### GIVEN EXERCISE
Without the pictures, give the entries below again exactly as written.

Begin GIVEN DATA

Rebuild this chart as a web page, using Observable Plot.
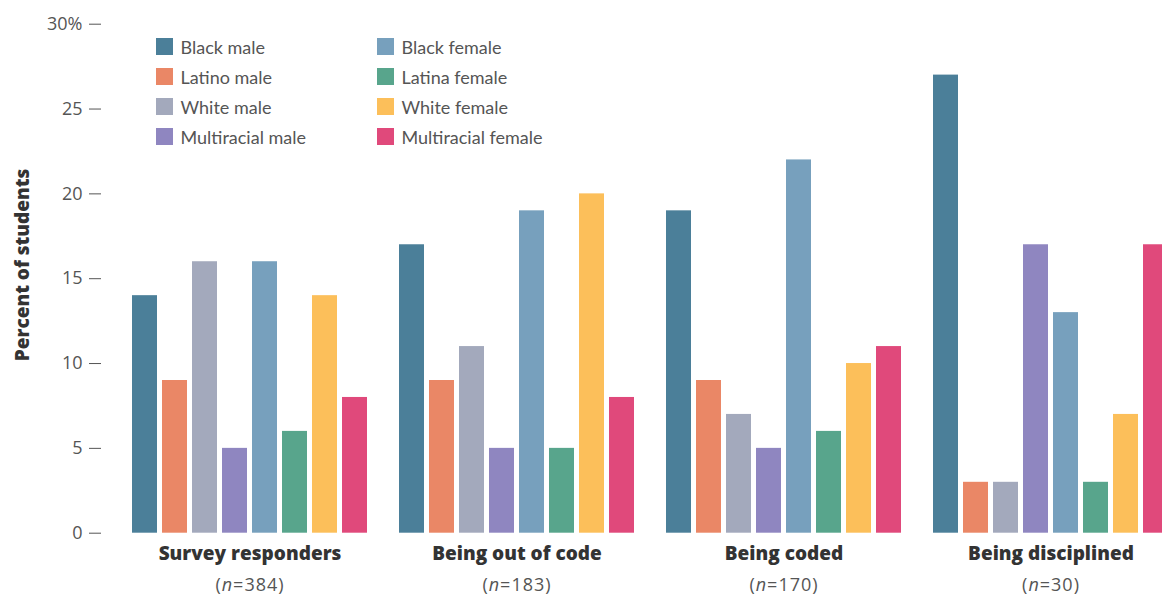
<!DOCTYPE html>
<html><head><meta charset="utf-8">
<script src="https://cdn.jsdelivr.net/npm/d3@7"></script>
<script src="https://cdn.jsdelivr.net/npm/@observablehq/plot@0.6"></script>
<style>
html,body{margin:0;padding:0;background:#fff;overflow:hidden}
#wrap{position:relative;width:1162px;height:598px}
#legend{position:absolute;left:0;top:0;font-family:Lato,"Open Sans",sans-serif;font-size:18px;color:#555}
.sw{position:absolute;display:flex;align-items:center;height:30px;white-space:nowrap}
.sw i{display:inline-block;width:17px;height:17px;margin-right:8px}
#ylab{position:absolute;left:22px;top:265px;transform:translate(-50%,-50%) rotate(-90deg);font:800 19px "Open Sans",sans-serif;color:#333;white-space:nowrap}
.nlab{letter-spacing:1px}
</style></head><body><div id="wrap"></div>
<script>
const groups = ["Survey responders", "Being out of code", "Being coded", "Being disciplined"];
const groupN = ["384", "183", "170", "30"];
const subgroups = ["Black male", "Latino male", "White male", "Multiracial male",
                   "Black female", "Latina female", "White female", "Multiracial female"];
const colors = ["#4b7f99", "#ea8766", "#a3a9bc", "#8f86c0", "#77a0bd", "#58a58c", "#fcbf5a", "#e0497b"];
const surveyResponders = [14, 9, 16, 5, 16, 6, 14, 8];
const beingOutOfCode   = [17, 9, 11, 5, 19, 5, 20, 8];
const beingCoded       = [19, 9, 7, 5, 22, 6, 10, 11];
const beingDisciplined = [27, 3, 3, 17, 13, 3, 7, 17];
const yTicks = [0, 5, 10, 15, 20, 25, 30];

const series = [surveyResponders, beingOutOfCode, beingCoded, beingDisciplined];
const data = groups.flatMap((g, i) => subgroups.map((s, j) => ({group: g, sub: s, value: series[i][j]})));

const chart = Plot.plot({
  width: 1162, height: 598,
  marginTop: 23.7, marginBottom: 65.3, marginLeft: 100, marginRight: -39,
  style: {fontFamily: "'Open Sans', sans-serif", fontSize: "18px", color: "#555", background: "transparent"},
  fx: {domain: groups, paddingInner: 0.112, paddingOuter: 0.112, axis: null},
  x: {domain: subgroups, paddingInner: 0.158, paddingOuter: 0, axis: null},
  y: {domain: [0, 30]},
  color: {domain: subgroups, range: colors},
  marks: [
    Plot.axisY({ticks: yTicks, tickFormat: d => d === 30 ? "30%" : String(d), tickSize: 12, tickPadding: 7, dx: -30, label: null, stroke: "#555"}),
    Plot.barY(data, {fx: "group", x: "sub", y: "value", fill: "sub"}),
    Plot.text(groups, {fx: d => d, text: d => d, frameAnchor: "bottom", dy: 21, lineAnchor: "middle",
      fontWeight: 800, fontSize: 19, fontFamily: "'Open Sans', sans-serif", fill: "#333"}),
    Plot.text(groups, {fx: d => d, text: (d, i) => `(n=${groupN[i]})`, frameAnchor: "bottom", dy: 52, lineAnchor: "middle",
      fontSize: 18, fontFamily: "'Open Sans', sans-serif", fill: "#555"})
  ]
});

chart.querySelectorAll("text").forEach(t => {
  const s = t.textContent;
  if (s.startsWith("(n=")) {
    t.textContent = "";
    t.setAttribute("class", "nlab");
    const ns = "http://www.w3.org/2000/svg";
    const a = document.createElementNS(ns, "tspan"); a.textContent = "(";
    const b = document.createElementNS(ns, "tspan"); b.textContent = "n"; b.setAttribute("font-style", "italic");
    const c = document.createElementNS(ns, "tspan"); c.textContent = s.slice(2);
    t.append(a, b, c);
  }
});

const wrap = document.getElementById("wrap");
wrap.appendChild(chart);

const legend = document.createElement("div");
legend.id = "legend";
subgroups.forEach((s, i) => {
  const col = Math.floor(i / 4), row = i % 4;
  const d = document.createElement("div");
  d.className = "sw";
  d.style.left = (col === 0 ? 155.5 : 376.5) + "px";
  d.style.top = (31.5 + row * 30) + "px";
  const sw = document.createElement("i");
  sw.style.background = colors[i];
  d.appendChild(sw);
  d.appendChild(document.createTextNode(s));
  legend.appendChild(d);
});
wrap.appendChild(legend);

const ylab = document.createElement("div");
ylab.id = "ylab";
ylab.textContent = "Percent of students";
wrap.appendChild(ylab);
</script>
</body></html>
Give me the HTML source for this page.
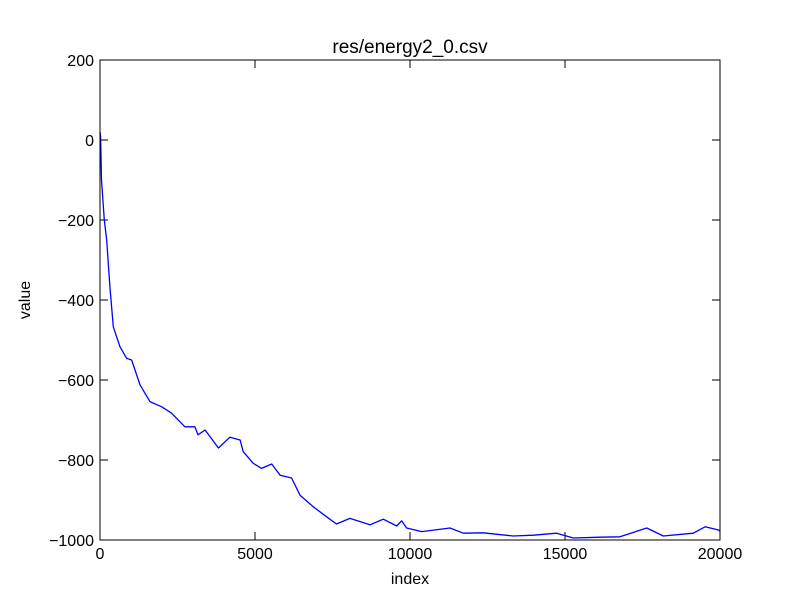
<!DOCTYPE html>
<html><head><meta charset="utf-8"><style>
body{margin:0;background:#fff;}
svg text{font-family:"Liberation Sans","DejaVu Sans",sans-serif;}
</style></head><body>
<svg id="chart" width="800" height="600">
<rect width="800" height="600" fill="#fff"/>
<g id="ticks"></g>
<polyline id="series" fill="none" stroke="#0000ff" stroke-width="1.3" stroke-linejoin="round"/>
<rect x="100" y="60" width="620" height="480" fill="none" stroke="#000" stroke-width="1"/>
<text x="410" y="53" font-size="19" text-anchor="middle">res/energy2_0.csv</text>
<text x="410" y="584" font-size="16" text-anchor="middle">index</text>
<text x="30" y="300" font-size="16" text-anchor="middle" transform="rotate(-90 30 300)">value</text>
</svg>
<script>
const idx=[0,20,50,140,215,320,430,645,860,1020,1290,1610,1990,2310,2740,3060,3160,3390,3820,4190,4520,4620,4940,5210,5540,5810,6180,6450,6880,7310,7630,8060,8710,9140,9570,9730,9890,10380,11290,11720,12360,13330,13980,14730,15270,16130,16770,17640,18170,19140,19520,19950,20000];
const vals=[20,8,-100,-200,-250,-367,-467,-517,-546,-550,-612,-654,-667,-683,-717,-717,-737,-725,-770,-743,-750,-779,-808,-821,-810,-838,-845,-888,-917,-942,-960,-946,-962,-948,-965,-952,-970,-979,-970,-983,-982,-990,-988,-983,-995,-993,-992,-970,-990,-983,-967,-975,-978];
const xTicks=[0,5000,10000,15000,20000];
const yTicks=[200,0,-200,-400,-600,-800,-1000];
const xs=v=>100+v/20000*620;
const ys=v=>60+(200-v)/1200*480;
const ns="http://www.w3.org/2000/svg";
const pl=document.getElementById('series');
pl.setAttribute('points',idx.map((d,i)=>xs(d).toFixed(1)+','+ys(vals[i]).toFixed(1)).join(' '));
const g=document.getElementById('ticks');
function mk(t,a){const e=document.createElementNS(ns,t);for(const k in a)e.setAttribute(k,a[k]);g.appendChild(e);return e;}
xTicks.forEach(t=>{const x=xs(t);
mk('line',{x1:x,x2:x,y1:540,y2:532,stroke:'#000'});
mk('line',{x1:x,x2:x,y1:60,y2:68,stroke:'#000'});
const tx=mk('text',{x:x,y:559,'font-size':16,'text-anchor':'middle'});tx.textContent=t;


});
yTicks.forEach(t=>{const y=ys(t);
mk('line',{x1:100,x2:108,y1:y,y2:y,stroke:'#000'});
mk('line',{x1:720,x2:712,y1:y,y2:y,stroke:'#000'});
const tx=mk('text',{x:94,y:y+6,'font-size':16,'text-anchor':'end'});tx.textContent=String(t).replace('-','\u2212');


});
</script>
</body></html>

End GIVEN DATA

### TASK OUTPUT
Rebuild this chart as a web page, using Observable Plot.
<!DOCTYPE html>
<html><head><meta charset="utf-8">
<script src="https://cdn.jsdelivr.net/npm/d3@7"></script>
<script src="https://cdn.jsdelivr.net/npm/@observablehq/plot@0.6"></script>
<style>
html,body{margin:0;padding:0;background:#fff;overflow:hidden}
#wrap{position:relative;width:1162px;height:598px}
#legend{position:absolute;left:0;top:0;font-family:Lato,"Open Sans",sans-serif;font-size:18px;color:#555}
.sw{position:absolute;display:flex;align-items:center;height:30px;white-space:nowrap}
.sw i{display:inline-block;width:17px;height:17px;margin-right:8px}
#ylab{position:absolute;left:22px;top:265px;transform:translate(-50%,-50%) rotate(-90deg);font:800 19px "Open Sans",sans-serif;color:#333;white-space:nowrap}
.nlab{letter-spacing:1px}
</style></head><body><div id="wrap"></div>
<script>
const groups = ["Survey responders", "Being out of code", "Being coded", "Being disciplined"];
const groupN = ["384", "183", "170", "30"];
const subgroups = ["Black male", "Latino male", "White male", "Multiracial male",
                   "Black female", "Latina female", "White female", "Multiracial female"];
const colors = ["#4b7f99", "#ea8766", "#a3a9bc", "#8f86c0", "#77a0bd", "#58a58c", "#fcbf5a", "#e0497b"];
const surveyResponders = [14, 9, 16, 5, 16, 6, 14, 8];
const beingOutOfCode   = [17, 9, 11, 5, 19, 5, 20, 8];
const beingCoded       = [19, 9, 7, 5, 22, 6, 10, 11];
const beingDisciplined = [27, 3, 3, 17, 13, 3, 7, 17];
const yTicks = [0, 5, 10, 15, 20, 25, 30];

const series = [surveyResponders, beingOutOfCode, beingCoded, beingDisciplined];
const data = groups.flatMap((g, i) => subgroups.map((s, j) => ({group: g, sub: s, value: series[i][j]})));

const chart = Plot.plot({
  width: 1162, height: 598,
  marginTop: 23.7, marginBottom: 65.3, marginLeft: 100, marginRight: -39,
  style: {fontFamily: "'Open Sans', sans-serif", fontSize: "18px", color: "#555", background: "transparent"},
  fx: {domain: groups, paddingInner: 0.112, paddingOuter: 0.112, axis: null},
  x: {domain: subgroups, paddingInner: 0.158, paddingOuter: 0, axis: null},
  y: {domain: [0, 30]},
  color: {domain: subgroups, range: colors},
  marks: [
    Plot.axisY({ticks: yTicks, tickFormat: d => d === 30 ? "30%" : String(d), tickSize: 12, tickPadding: 7, dx: -30, label: null, stroke: "#555"}),
    Plot.barY(data, {fx: "group", x: "sub", y: "value", fill: "sub"}),
    Plot.text(groups, {fx: d => d, text: d => d, frameAnchor: "bottom", dy: 21, lineAnchor: "middle",
      fontWeight: 800, fontSize: 19, fontFamily: "'Open Sans', sans-serif", fill: "#333"}),
    Plot.text(groups, {fx: d => d, text: (d, i) => `(n=${groupN[i]})`, frameAnchor: "bottom", dy: 52, lineAnchor: "middle",
      fontSize: 18, fontFamily: "'Open Sans', sans-serif", fill: "#555"})
  ]
});

chart.querySelectorAll("text").forEach(t => {
  const s = t.textContent;
  if (s.startsWith("(n=")) {
    t.textContent = "";
    t.setAttribute("class", "nlab");
    const ns = "http://www.w3.org/2000/svg";
    const a = document.createElementNS(ns, "tspan"); a.textContent = "(";
    const b = document.createElementNS(ns, "tspan"); b.textContent = "n"; b.setAttribute("font-style", "italic");
    const c = document.createElementNS(ns, "tspan"); c.textContent = s.slice(2);
    t.append(a, b, c);
  }
});

const wrap = document.getElementById("wrap");
wrap.appendChild(chart);

const legend = document.createElement("div");
legend.id = "legend";
subgroups.forEach((s, i) => {
  const col = Math.floor(i / 4), row = i % 4;
  const d = document.createElement("div");
  d.className = "sw";
  d.style.left = (col === 0 ? 155.5 : 376.5) + "px";
  d.style.top = (31.5 + row * 30) + "px";
  const sw = document.createElement("i");
  sw.style.background = colors[i];
  d.appendChild(sw);
  d.appendChild(document.createTextNode(s));
  legend.appendChild(d);
});
wrap.appendChild(legend);

const ylab = document.createElement("div");
ylab.id = "ylab";
ylab.textContent = "Percent of students";
wrap.appendChild(ylab);
</script>
</body></html>
Give me the HTML source for this page.
<!DOCTYPE html>
<html><head><meta charset="utf-8"><style>
body{margin:0;background:#fff;}
svg text{font-family:"Liberation Sans","DejaVu Sans",sans-serif;}
</style></head><body>
<svg id="chart" width="800" height="600">
<rect width="800" height="600" fill="#fff"/>
<g id="ticks"></g>
<polyline id="series" fill="none" stroke="#0000ff" stroke-width="1.3" stroke-linejoin="round"/>
<rect x="100" y="60" width="620" height="480" fill="none" stroke="#000" stroke-width="1"/>
<text x="410" y="53" font-size="19" text-anchor="middle">res/energy2_0.csv</text>
<text x="410" y="584" font-size="16" text-anchor="middle">index</text>
<text x="30" y="300" font-size="16" text-anchor="middle" transform="rotate(-90 30 300)">value</text>
</svg>
<script>
const idx=[0,20,50,140,215,320,430,645,860,1020,1290,1610,1990,2310,2740,3060,3160,3390,3820,4190,4520,4620,4940,5210,5540,5810,6180,6450,6880,7310,7630,8060,8710,9140,9570,9730,9890,10380,11290,11720,12360,13330,13980,14730,15270,16130,16770,17640,18170,19140,19520,19950,20000];
const vals=[20,8,-100,-200,-250,-367,-467,-517,-546,-550,-612,-654,-667,-683,-717,-717,-737,-725,-770,-743,-750,-779,-808,-821,-810,-838,-845,-888,-917,-942,-960,-946,-962,-948,-965,-952,-970,-979,-970,-983,-982,-990,-988,-983,-995,-993,-992,-970,-990,-983,-967,-975,-978];
const xTicks=[0,5000,10000,15000,20000];
const yTicks=[200,0,-200,-400,-600,-800,-1000];
const xs=v=>100+v/20000*620;
const ys=v=>60+(200-v)/1200*480;
const ns="http://www.w3.org/2000/svg";
const pl=document.getElementById('series');
pl.setAttribute('points',idx.map((d,i)=>xs(d).toFixed(1)+','+ys(vals[i]).toFixed(1)).join(' '));
const g=document.getElementById('ticks');
function mk(t,a){const e=document.createElementNS(ns,t);for(const k in a)e.setAttribute(k,a[k]);g.appendChild(e);return e;}
xTicks.forEach(t=>{const x=xs(t);
mk('line',{x1:x,x2:x,y1:540,y2:532,stroke:'#000'});
mk('line',{x1:x,x2:x,y1:60,y2:68,stroke:'#000'});
const tx=mk('text',{x:x,y:559,'font-size':16,'text-anchor':'middle'});tx.textContent=t;


});
yTicks.forEach(t=>{const y=ys(t);
mk('line',{x1:100,x2:108,y1:y,y2:y,stroke:'#000'});
mk('line',{x1:720,x2:712,y1:y,y2:y,stroke:'#000'});
const tx=mk('text',{x:94,y:y+6,'font-size':16,'text-anchor':'end'});tx.textContent=String(t).replace('-','\u2212');


});
</script>
</body></html>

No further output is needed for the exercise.